Last weekend’s election in Nigeria looked to be on shaky grounds, but it has turned out to be a major milestone for democracy in Africa. The joy of the Nigerian people at the outcome was a vivid demonstration of the power of democracy to bring about desired change.
For the first time, Africa’s most populous nation has had a peaceful change of power from one party to another. President Goodluck Jonathan of the People’s Democratic Party failed to win re-election by more than 2.5 million votes. It was the first time since the PDP came to power in 1999, replacing a military dictatorship, that it had lost an election.
There was widespread concern that the election would be rigged to President Jonathan’s advantage, but the voting overcame any advantages he was able to exploit.
Mr. Jonathan forced the postponement of the elections for six weeks to allow time for a belated Nigerian army offensive against the Boko Haram terrorist group in northeast Nigeria.
Then, on Monday, as vote counting began, U.S. Secretary of State John Kerry and British Foreign Minister Philip Hammond issued a highly unusual warning that they had received “disturbing indications” that the vote tally “may be subject to deliberate political interference.”
But UN Secretary General Ban Ki Moon and several former African presidents representing other international organizations that formally observed the elections said they were conducted fairly, and the outcome was not altered by any interference that may have taken place in the vote count.
The winner with 54 percent of the vote was Mohammadu Buhari of the All Progressives Congress, a stern former military dictator whose administration was notable for its absence of graft and its insistence on strict discipline. (He required civil servants who showed up late for work do frog jumps as punishment.)
It was clear from this choice that a majority of Nigerians were fed up with the performance of President Jonathan on two issues: the feckless performance of the army in fighting Boko Haram and establishing order in the northeast, and industrial-scale corruption in the PDP-led government.

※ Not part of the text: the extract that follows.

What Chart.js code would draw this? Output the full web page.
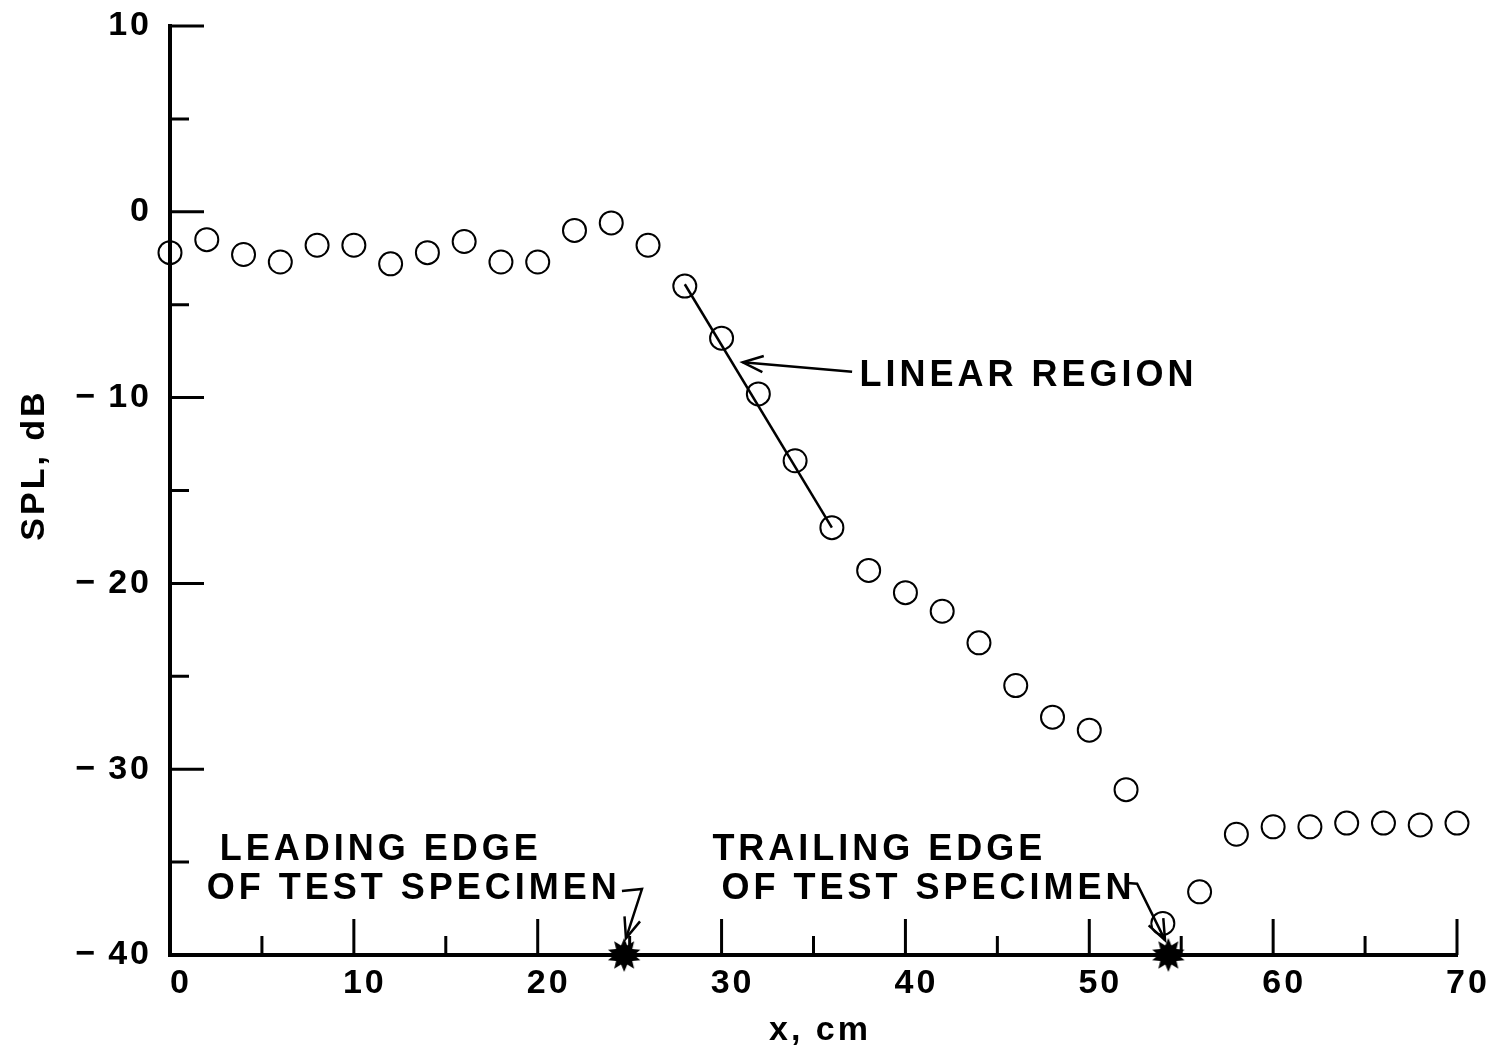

Gen. Buhari, who ruled for 20 months in the mid-1980s, has vowed to defeat Boko Haram in the near term.
President Jonathan’s close circle of advisers, from the Christian south, tried to brand Gen. Buhari, a Muslim, as a supporter of Boko Haram, but most Nigerians, including many Christians, were not buying this slander. Nevertheless, Mr. Jonathan carried most Christian areas of Nigeria, setting up a potential conflict that will challenge the new government.
But in a gesture that greatly relieved tensions, Mr. Jonathan called Gen. Buhari to congratulate him on his victory and issued a statement saying, “I promised the country free and fair elections. I have kept my word.” In calling for his followers to cooperate with the new government, he added, “The unity, stability and progress of our dear country is more important than anything else.”
For his part Gen. Buhari praised Mr. Jonathan as a “worthy opponent” and said, “He will receive nothing but understanding, cooperation and respect from me and my team.”
The new president, as well as the departing one, both praised Nigerians for their participation in the election, the winner saying, “It is you, Nigerians, that have won,” by showing “love for our nation and ... belief in democracy.”